NO PLODDER!
Rapid Skoda’s ringer for an unmarked cop car
TWAS only t’other day I was bad-mouthing those strange folk who ride motorbikes in hi-viz vests with “POLITE” written across the back.
These people are effectively impersonating police officers, presumably in the vague hope it will help them to be seen.
Coupled with a white motorbike, white crash helmet and some deftly applied fluorescent decals, the plastic plod look is complete.
And then only yesterday – after the umpteenth car in front of me braked and slowed to exactly 70mph – I realised I was guilty of the same crime… my drab-coloured fast Skoda was to all intents and purposes an unmarked cop car.
The Skoda Superb is the ultimate unmarked “fed” fodder. And the spec I tried
– with four-wheel drive and a slightly bonkers 272bhp turbocharged petrol engine and flappy paddle, sevenspeed DSG gearbox – makes this discreet saloon the ultimate, stealthy high-speed pursuit vehicle. There’s plenty of room in the ridiculously big boot for traffic cones, stingers and various other Old Bill paraphernalia.

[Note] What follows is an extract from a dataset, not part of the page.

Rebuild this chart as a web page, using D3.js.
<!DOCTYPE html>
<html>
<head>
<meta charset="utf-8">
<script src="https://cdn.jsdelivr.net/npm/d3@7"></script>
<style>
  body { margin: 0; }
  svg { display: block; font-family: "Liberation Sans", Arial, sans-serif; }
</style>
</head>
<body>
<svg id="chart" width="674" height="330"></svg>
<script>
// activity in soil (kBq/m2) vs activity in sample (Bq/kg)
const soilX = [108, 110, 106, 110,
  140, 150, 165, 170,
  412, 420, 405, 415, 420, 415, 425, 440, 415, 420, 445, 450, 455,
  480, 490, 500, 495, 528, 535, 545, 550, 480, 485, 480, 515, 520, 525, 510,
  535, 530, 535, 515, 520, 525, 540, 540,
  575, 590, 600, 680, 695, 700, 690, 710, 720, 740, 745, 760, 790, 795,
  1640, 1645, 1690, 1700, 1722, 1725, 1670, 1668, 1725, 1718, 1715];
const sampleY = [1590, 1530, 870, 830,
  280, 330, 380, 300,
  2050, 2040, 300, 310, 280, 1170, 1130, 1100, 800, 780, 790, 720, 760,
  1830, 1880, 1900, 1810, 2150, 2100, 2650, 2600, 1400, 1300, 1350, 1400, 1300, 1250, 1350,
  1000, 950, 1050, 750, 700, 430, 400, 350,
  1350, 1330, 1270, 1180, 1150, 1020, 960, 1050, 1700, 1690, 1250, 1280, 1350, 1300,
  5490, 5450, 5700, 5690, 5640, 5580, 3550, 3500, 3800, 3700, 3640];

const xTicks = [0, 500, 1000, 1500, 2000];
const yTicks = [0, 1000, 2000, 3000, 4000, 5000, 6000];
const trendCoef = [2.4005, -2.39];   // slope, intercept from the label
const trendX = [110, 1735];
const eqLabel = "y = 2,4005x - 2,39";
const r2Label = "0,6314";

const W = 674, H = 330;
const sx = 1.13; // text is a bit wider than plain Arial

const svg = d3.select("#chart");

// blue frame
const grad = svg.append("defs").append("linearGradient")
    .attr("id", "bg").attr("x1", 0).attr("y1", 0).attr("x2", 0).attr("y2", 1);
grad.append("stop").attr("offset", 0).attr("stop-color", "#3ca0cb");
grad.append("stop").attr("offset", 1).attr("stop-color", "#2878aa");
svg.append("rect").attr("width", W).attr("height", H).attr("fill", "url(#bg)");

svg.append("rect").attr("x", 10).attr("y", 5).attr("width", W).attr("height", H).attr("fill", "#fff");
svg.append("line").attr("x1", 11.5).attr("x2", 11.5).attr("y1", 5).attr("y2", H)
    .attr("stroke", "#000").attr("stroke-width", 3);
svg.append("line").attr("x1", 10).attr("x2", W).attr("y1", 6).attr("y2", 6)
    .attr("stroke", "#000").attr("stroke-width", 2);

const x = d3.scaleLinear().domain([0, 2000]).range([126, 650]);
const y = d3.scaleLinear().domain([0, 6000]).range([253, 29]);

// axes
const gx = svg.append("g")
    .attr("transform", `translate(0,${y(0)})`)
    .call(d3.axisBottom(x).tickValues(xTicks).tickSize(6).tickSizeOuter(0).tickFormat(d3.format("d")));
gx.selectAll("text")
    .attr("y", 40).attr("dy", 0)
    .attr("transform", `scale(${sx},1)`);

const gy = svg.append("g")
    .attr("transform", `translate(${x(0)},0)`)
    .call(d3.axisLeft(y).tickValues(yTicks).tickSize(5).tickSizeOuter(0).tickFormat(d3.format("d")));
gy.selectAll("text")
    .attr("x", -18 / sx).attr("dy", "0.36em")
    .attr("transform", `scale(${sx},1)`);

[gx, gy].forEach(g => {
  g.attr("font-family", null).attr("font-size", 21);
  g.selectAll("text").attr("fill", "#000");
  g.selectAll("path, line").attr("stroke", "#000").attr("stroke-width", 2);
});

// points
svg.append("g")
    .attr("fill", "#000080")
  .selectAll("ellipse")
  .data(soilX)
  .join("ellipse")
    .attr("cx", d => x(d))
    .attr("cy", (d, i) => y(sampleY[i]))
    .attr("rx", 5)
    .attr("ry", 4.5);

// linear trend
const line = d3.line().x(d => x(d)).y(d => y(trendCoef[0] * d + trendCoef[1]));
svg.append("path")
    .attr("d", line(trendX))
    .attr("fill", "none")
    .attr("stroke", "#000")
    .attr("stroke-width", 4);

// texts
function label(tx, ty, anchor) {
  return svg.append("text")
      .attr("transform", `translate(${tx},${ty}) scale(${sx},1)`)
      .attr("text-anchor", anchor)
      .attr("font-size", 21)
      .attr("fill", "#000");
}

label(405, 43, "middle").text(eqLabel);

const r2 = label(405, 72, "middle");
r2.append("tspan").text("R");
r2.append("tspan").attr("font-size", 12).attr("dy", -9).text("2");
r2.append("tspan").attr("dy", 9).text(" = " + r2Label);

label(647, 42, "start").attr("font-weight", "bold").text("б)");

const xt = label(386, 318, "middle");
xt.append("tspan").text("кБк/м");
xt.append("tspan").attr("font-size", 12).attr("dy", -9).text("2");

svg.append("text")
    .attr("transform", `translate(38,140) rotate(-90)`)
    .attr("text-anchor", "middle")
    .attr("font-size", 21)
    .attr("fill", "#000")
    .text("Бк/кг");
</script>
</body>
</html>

And the back seats offer enough leg and head-room to detain a couple of lanky baddies.
But the downside to driving a blandcoloured, high performance Skoda in civvy street is that the world around you assumes you’re the enemy. This can hamper your progress considerably. Brake lights on a motorway always send a shiver up my spine. And seeing a Meteor Grey Superb in your mirror appears to trigger the braking foot like nothing else.
If I (perish the thought) were a traffic cop I wouldn’t grumble about having to use an unmarked Superb – especially in Sportline spec with its comfy Alcantara-covered seats and dazzlingly bright Bi-Xenon directional headlights. The driver’s seat (not the unfortunate passenger’s, sadly) is electrically adjustable in so many planes that getting your position just-so is a cinch.
Combined with the frisky 2.0TSi petrol engine, all that turbo boost adds up to the sort of performance you wouldn’t normally associate with a large Skoda saloon.
The top speed and 0-62 stats are impressive but it’s the ingear, mid-range, on-the-roll acceleration sensations that really impress. Whatever the gear, whatever the speed, you can plant the pedal and this Superb just rockets forwards. Peak torque is delivered at an impressively low 2,000rpm. And that’s what you feel – grunt.
There’s a lot of grip, too.
The Haldex (same as Audi) four-wheel drive system shifts most of the power to the front wheels to save on drag and therefore fuel consumption.
When the conditions demand, an electronically controlled hydraulic clutch engages to send up to half the power to the rear wheels as well.
I wouldn’t fancy trying to outrun this bad boy, that’s for sure.
I wouldn’t fancy having to pay for it either. My test car, fitted with £600 worth of sound system, £700 worth of dynamic chassis control, a heated steering wheel (£140), heated front seats (£255), heated windscreen (£305), heated washer nozzles (£55), a sunroof (£865!) and a temporary space saver spare wheel (£150) tipped the scales at a very Audi-VW-like £38,255.
Yes, yes, I know. It is an Audi/VW/ Seat in all but name and badge. But nudging £40k does seem brave for this brand.
As good as it is to behold/inhabit/drive, that’s premium brand money with a badge that the uninformed might turn their noses up at.
But it’s the ultimate low-pro, high-po mile cruncher. It’s in its elephant on fast, flowing A roads or battering up and down motorways, where the long wheelbase adds a soupcon of stability and serenity to the proceedings.
And there’s always the novelty of the concealed umbrella in the door…just the job when you’re issuing speeding tickets on a rain-lashed M40 in the middle of December.